What you need to do: The lines from the top of the material through the line with "width=9.08cm] (axes) at" are to be set down exactly. Leave the pictures out.
--- Start of Collected material ---
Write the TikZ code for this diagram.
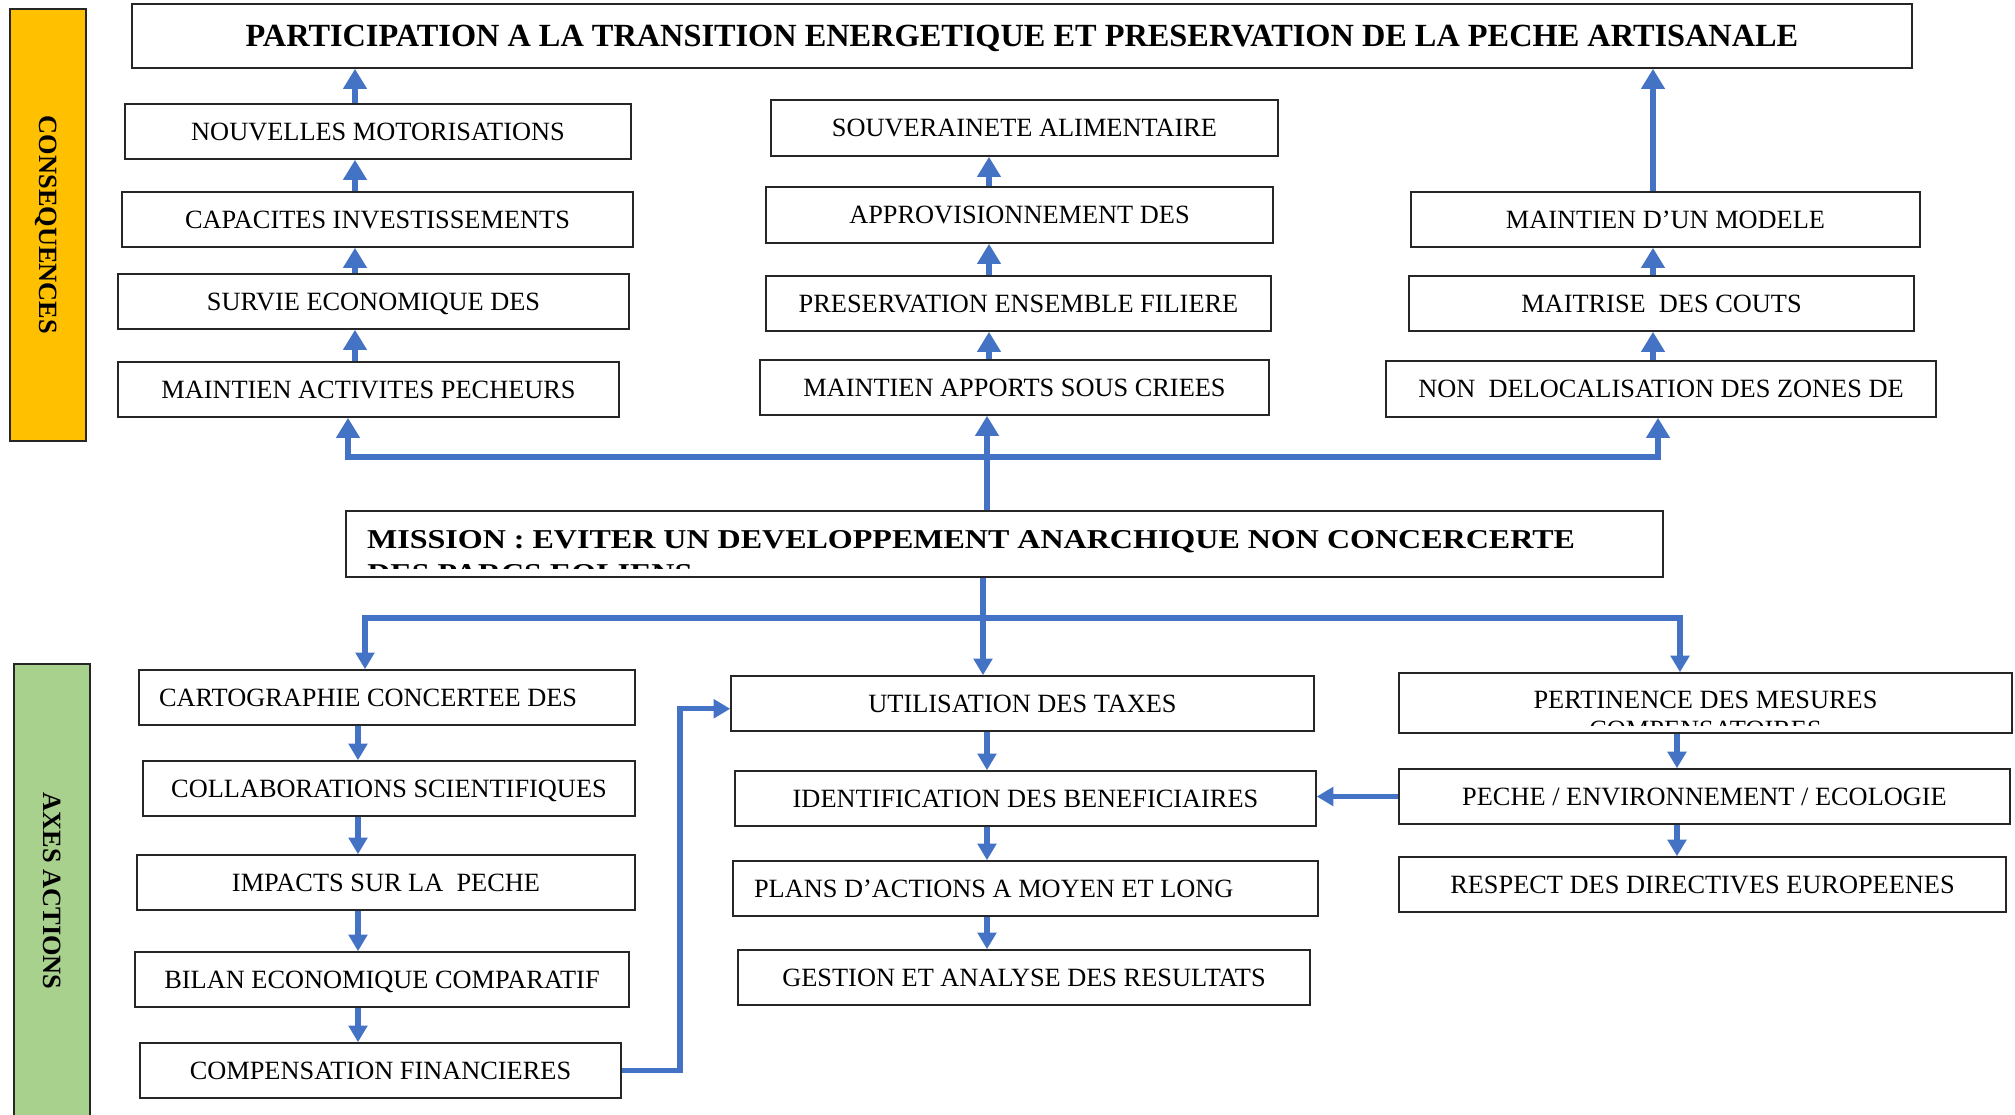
\documentclass[tikz,border=0pt]{standalone}
\usepackage{fontspec}
\setmainfont{Liberation Serif}
\usetikzlibrary{arrows.meta}
\definecolor{arrblue}{RGB}{68,114,196}
\definecolor{consyellow}{RGB}{255,192,0}
\definecolor{axegreen}{RGB}{169,209,142}

\begin{document}
\begin{tikzpicture}[x=0.02cm,y=-0.02cm,
    box/.style={draw=black!85,line width=0.9pt,fill=white,minimum height=1.1cm,inner sep=0pt,
      text height=10pt,text depth=0pt,font=\fontsize{15}{18}\selectfont},
    sidebar/.style={box,rotate=-90,minimum height=1.52cm,font=\fontsize{15}{18}\selectfont\bfseries},
    uparr/.style={draw=arrblue,line width=3.8pt,-{Triangle[width=13pt,length=11.5pt]}},
    dnarr/.style={draw=arrblue,line width=2.9pt,-{Triangle[width=10.5pt,length=9.5pt]}}]
  \useasboundingbox (0,0) rectangle (2015,1115);

  % side labels
  \node[sidebar,fill=consyellow,minimum width=8.64cm] (cons) at (48,225) {CONSEQUENCES};
  \node[sidebar,fill=axegreen,minimum width=9.08cm] (axes) at (52,891) {AXES ACTIONS};

  % consequences
  \node[box,minimum width=35.6cm,minimum height=1.28cm,text height=12.4pt,
    font=\fontsize{18.4}{22}\selectfont\bfseries] (title) at (1022,36)
    {PARTICIPATION A LA TRANSITION ENERGETIQUE ET PRESERVATION DE LA PECHE ARTISANALE};
  \node[box,minimum width=10.12cm] (l1) at (378,131.5) {NOUVELLES MOTORISATIONS};
  \node[box,minimum width=10.22cm] (l2) at (377.5,219.5) {CAPACITES INVESTISSEMENTS};
  \node[box,minimum width=10.22cm] (l3) at (373.5,301.5) {SURVIE ECONOMIQUE DES};
  \node[box,minimum width=10.02cm] (l4) at (368.5,389.5) {MAINTIEN ACTIVITES PECHEURS};
  \node[box,minimum width=10.14cm,minimum height=1.12cm] (m1) at (1024.5,128) {SOUVERAINETE ALIMENTAIRE};
  \node[box,minimum width=10.14cm,minimum height=1.12cm] (m2) at (1019.5,215) {APPROVISIONNEMENT DES};
  \node[box,minimum width=10.1cm] (m3) at (1018.5,303.5) {PRESERVATION ENSEMBLE FILIERE};
  \node[box,minimum width=10.18cm] (m4) at (1014.5,387.5) {MAINTIEN APPORTS SOUS CRIEES};
  \node[box,minimum width=10.18cm] (r1) at (1665.5,219.5) {MAINTIEN D’UN MODELE};
  \node[box,minimum width=10.1cm] (r2) at (1661.5,303.5) {MAITRISE\ \ DES COUTS};
  \node[box,minimum width=11cm,minimum height=1.12cm] (r3) at (1661,389) {NON\ \ DELOCALISATION DES ZONES DE};

  % mission
  \node[box,minimum width=26.34cm,minimum height=1.32cm,text width=25.5cm,inner xsep=0.42cm,
    align=flush left,text height=10.5pt,text depth=5.7pt,font=\fontsize{15.5}{19}\selectfont\bfseries] (mission)
    at (1004.5,544) {\scalebox{1.176}[1]{MISSION : EVITER UN DEVELOPPEMENT ANARCHIQUE NON CONCERCERTE}};
  \begin{scope}
    \clip (mission.north west) rectangle (1663,568);
    \node[anchor=base west,inner sep=0pt,font=\fontsize{15.5}{19}\selectfont\bfseries] (mfrag)
      at (367,582) {\scalebox{1.176}[1]{DES PARCS EOLIENS}};
  \end{scope}

  % axes actions
  \node[box,minimum width=9.92cm,text width=9.12cm,inner xsep=0.4cm,align=flush left] (b1) at (387,697.5) {CARTOGRAPHIE CONCERTEE DES};
  \node[box,minimum width=9.84cm] (b2) at (389,788.5) {COLLABORATIONS SCIENTIFIQUES};
  \node[box,minimum width=9.96cm] (b3) at (386,882.5) {IMPACTS SUR LA\ \ PECHE};
  \node[box,minimum width=9.88cm] (b4) at (382,979.5) {BILAN ECONOMIQUE COMPARATIF};
  \node[box,minimum width=9.62cm] (b5) at (380.5,1070.5) {COMPENSATION FINANCIERES};
  \node[box,minimum width=11.66cm] (c1) at (1022.5,703.5) {UTILISATION DES TAXES};
  \node[box,minimum width=11.62cm] (c2) at (1025.5,798.5) {IDENTIFICATION DES BENEFICIAIRES};
  \node[box,minimum width=11.7cm,text width=10.86cm,inner xsep=0.42cm,align=flush left] (c3) at (1025.5,888.5) {PLANS D’ACTIONS A MOYEN ET LONG};
  \node[box,minimum width=11.44cm] (c4) at (1024,977.5) {GESTION ET ANALYSE DES RESULTATS};
  \node[box,minimum width=12.26cm,minimum height=1.2cm,text depth=3.4pt] (d1) at (1705.5,703) {PERTINENCE DES MESURES};
  \begin{scope}
    \clip (d1.north west) rectangle (2012,725);
    \node[anchor=base,inner sep=0pt,font=\fontsize{15}{18}\selectfont] (dfrag) at (1705.5,738) {COMPENSATOIRES};
  \end{scope}
  \node[box,minimum width=12.22cm] (d2) at (1704.5,796.5) {PECHE / ENVIRONNEMENT / ECOLOGIE};
  \node[box,minimum width=12.14cm] (d3) at (1702.5,884.5) {RESPECT DES DIRECTIVES EUROPEENES};

  % columns of the arrows
  \coordinate (colL) at (355,0);
  \coordinate (colM) at (989,0);
  \coordinate (colR) at (1653,0);
  \coordinate (colBL) at (358,0);
  \coordinate (colBM) at (987,0);
  \coordinate (colBR) at (1677,0);

  \draw[uparr] (l4.north -| colL) -- (l3.south -| colL);
  \draw[uparr] (l3.north -| colL) -- (l2.south -| colL);
  \draw[uparr] (l2.north -| colL) -- (l1.south -| colL);
  \draw[uparr] (l1.north -| colL) -- (title.south -| colL);
  \draw[uparr] (m4.north -| colM) -- (m3.south -| colM);
  \draw[uparr] (m3.north -| colM) -- (m2.south -| colM);
  \draw[uparr] (m2.north -| colM) -- (m1.south -| colM);
  \draw[uparr] (r3.north -| colR) -- (r2.south -| colR);
  \draw[uparr] (r2.north -| colR) -- (r1.south -| colR);
  \draw[uparr] (r1.north -| colR) -- (title.south -| colR);

  % mission to consequences
  \coordinate (busL) at (348,457);
  \coordinate (busM) at (987,457);
  \coordinate (busR) at (1658,457);
  \draw[uparr] (busM) -- (busL) -- (l4.south -| busL);
  \draw[uparr] (busM) -- (busR) -- (r3.south -| busR);
  \draw[uparr] (mission.north -| busM) -- (m4.south -| busM);

  % mission to axes
  \coordinate (dbusL) at (365,618);
  \coordinate (dbusM) at (983,618);
  \coordinate (dbusR) at (1680,618);
  \draw[dnarr] (dbusM) -- (dbusL) -- (b1.north -| dbusL);
  \draw[dnarr] (dbusM) -- (dbusR) -- (d1.north -| dbusR);
  \draw[dnarr] (mission.south -| dbusM) -- (c1.north -| dbusM);

  \draw[dnarr] (b1.south -| colBL) -- (b2.north -| colBL);
  \draw[dnarr] (b2.south -| colBL) -- (b3.north -| colBL);
  \draw[dnarr] (b3.south -| colBL) -- (b4.north -| colBL);
  \draw[dnarr] (b4.south -| colBL) -- (b5.north -| colBL);
  \draw[dnarr] (c1.south -| colBM) -- (c2.north -| colBM);
  \draw[dnarr] (c2.south -| colBM) -- (c3.north -| colBM);
  \draw[dnarr] (c3.south -| colBM) -- (c4.north -| colBM);
  \draw[dnarr] (d1.south -| colBR) -- (d2.north -| colBR);
  \draw[dnarr] (d2.south -| colBR) -- (d3.north -| colBR);

  \coordinate (jog) at (680,0);
  \draw[dnarr] (b5.east) -- (b5.east -| jog) |- ([yshift=-3pt]c1.west);
  \draw[dnarr] (d2.west) -- (d2.west -| c2.east);
\end{tikzpicture}
\end{document}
--- End of Collected material ---
Right answer:
Write the TikZ code for this diagram.
\documentclass[tikz,border=0pt]{standalone}
\usepackage{fontspec}
\setmainfont{Liberation Serif}
\usetikzlibrary{arrows.meta}
\definecolor{arrblue}{RGB}{68,114,196}
\definecolor{consyellow}{RGB}{255,192,0}
\definecolor{axegreen}{RGB}{169,209,142}

\begin{document}
\begin{tikzpicture}[x=0.02cm,y=-0.02cm,
    box/.style={draw=black!85,line width=0.9pt,fill=white,minimum height=1.1cm,inner sep=0pt,
      text height=10pt,text depth=0pt,font=\fontsize{15}{18}\selectfont},
    sidebar/.style={box,rotate=-90,minimum height=1.52cm,font=\fontsize{15}{18}\selectfont\bfseries},
    uparr/.style={draw=arrblue,line width=3.8pt,-{Triangle[width=13pt,length=11.5pt]}},
    dnarr/.style={draw=arrblue,line width=2.9pt,-{Triangle[width=10.5pt,length=9.5pt]}}]
  \useasboundingbox (0,0) rectangle (2015,1115);

  % side labels
  \node[sidebar,fill=consyellow,minimum width=8.64cm] (cons) at (48,225) {CONSEQUENCES};
  \node[sidebar,fill=axegreen,minimum width=9.08cm] (axes) at (52,891) {AXES ACTIONS};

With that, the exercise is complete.